JOEL DAY
The world "shouldn't underestimate" Russia in the Ukraine war despite a year of setbacks and embarrassments, Express.co.uk has been told. It comes as the country is believed to be preparing to send hundreds of thousands of conscripts to the frontline in eastern Ukraine, where a long and bloody battle has been taking place for months. Intense fighting is happening in and around the city of Bakhmut, and both Russia and Ukraine are struggling to replenish their dwindling ammunition stores.
Reports now suggest that soldiers in the region are increasingly fighting in close combat situations, with the UK Defence Ministry claiming Russian troops are resorting to fighting with shovels.
It all points to a Russia seriously on the back foot and one that may not be able to hold out for much longer without the help of foreign powers.
Yet, while the situation appears to be falling out of Vladimir Putin's favour, some are still weary of calling short the country's chances.
What Moscow currently lacks in firepower and international support it makes up for in sheer manpower.
A Ukrainian soldier in a Bakhmut trench — fighitng in the eastern city is increasingly scrappy (Image: GETTY)
It has millions of men of fighting age at its disposal if it decides that calling conscription is the only way to solve the problem.
Yet, this is not its only trump card. As Dr Neil Melvin, Director of International Security Studies at the Royal United Services Institute (RUSI) said, Russia appears to be regrouping and reevaluating behind closed doors.
Looking to the near future of the war, he told Express.co.uk: "I think what we have seen is that the Russians are improving.
"We shouldn't underestimate their ability to adapt and get better. They're still making a lot of mistakes and they seem to have wasted a lot of lives and a lot of equipment.
"But they've also mobilised a lot more people and they've also begun to mobilise more equipment, and they're making more equipment.
"They're strengthening their command and control, and they've been bringing in these mercenary groups like Wagner. And these groups have begun operating into a single command structure.
“The Russians are still performing badly, but they are getting better. This is something we have to watch quite carefully.”
Groups like Wagner, headed by Yevgeny Prigozhin, a friend of Putin's, this week called out Moscow after he claimed his men, trying to seize Bakhmut, were running out of ammunition.
Speaking in a video posted to social media, he said the event unfolding was either "ordinary bureaucracy or a betrayal" — perhaps a hint as to the direction Russian mercenary groups in Ukraine are heading.
Mr Prigozhin said his group had been expecting a shipment of ammunition from Russia which never arrived. He said: "If we step back, then we will go down in history forever as the people who took the main step to lose the war.

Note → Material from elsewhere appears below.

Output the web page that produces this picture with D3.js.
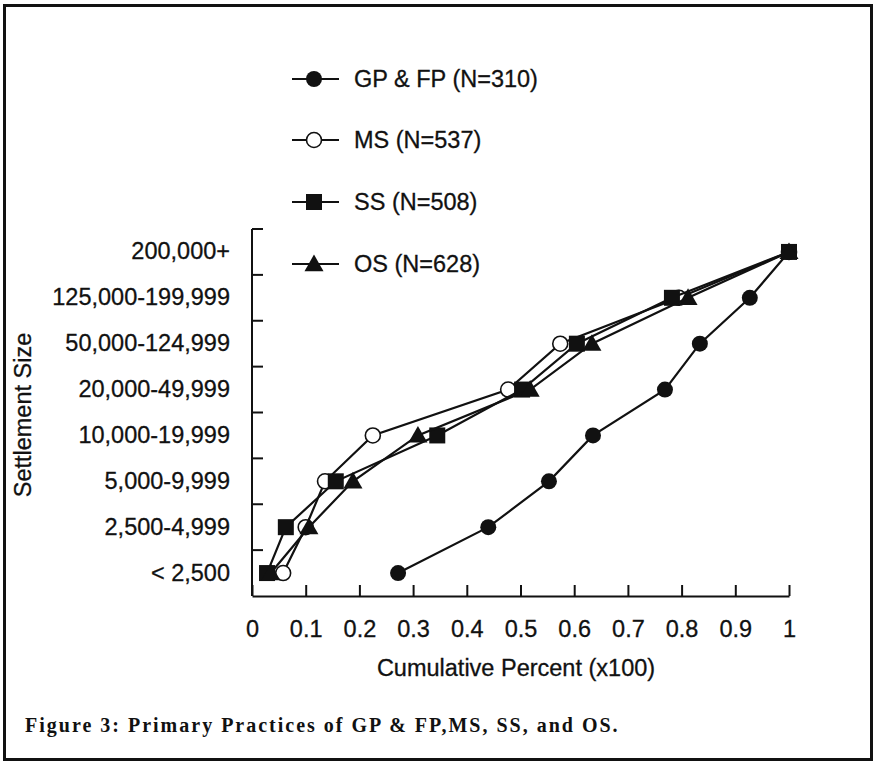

"And this is precisely the problem with that same shell hunger [ammunition shortage]. This is not my opinion, but ordinary fighters...
"What if they [the Russian authorities] want to set us up, saying that we are scoundrels, and that's why they don't give us ammunition, they don't give us weapons, and they don't let us replenish our personnel, including from among the imprisoned people?"
He went on to claim that without his troops, the Ukrainian frontline would collapse and Russia forced to retreat to its own borders.
Relations between Wagner and the Kremlin have grown increasingly tense, and Putin appears unworried about the prospect of the group leaving Ukraine.
In January, Ukrainian intelligence suggested that Putin was preparing to send 500,000 conscripts to fight in the country.
Vadym Skibitsky, Ukraine’s deputy military intelligence chief, said he believed the conscripts would be used as part of Russia's spring and summer offensive in the east and south of the country.
Ukraine has received billions of pounds worth of military aid from around the world (Image: Express Newspapers)
Putin has largely rebuffed these claims, saying it was "pointless" to talk about a new mobilisation, claiming that he had only sent half of those already called up to Ukraine.
However, some reservists in the country say they fear that that is exactly what is going to happen.
Sergei, a Russian man who spoke to Politico, said he had initially fled to Finland when the mobilisation began in September. He has since returned to Moscow, and said: "I carry my papers on me at all times. My military ID, which states I have a health condition, and my work pass."
When Russia began its first mass mobilisation late last year, it largely recruited soldiers from the far-flung regions of the federation, places in the east and the Caucasus.
Military figures who arrived to take the young men away were met by fierce protests from town and city folk.
Authority buildings were set on fire, and one officer drafting residents in Ust-Ilimsk, Irkutsk, was shot at point-blank range.
Whether Putin calls for another round of mobilisation is up for debate, but Russia is currently gearing up for its spring offensive as conditions get better.
For Dr Melvin, a pessimistic scenario may well begin to unfold: "Perhaps the Ukrainians can't beat the Russians. The Russians are going to throw in as many people as it takes, and pay whatever economic costs."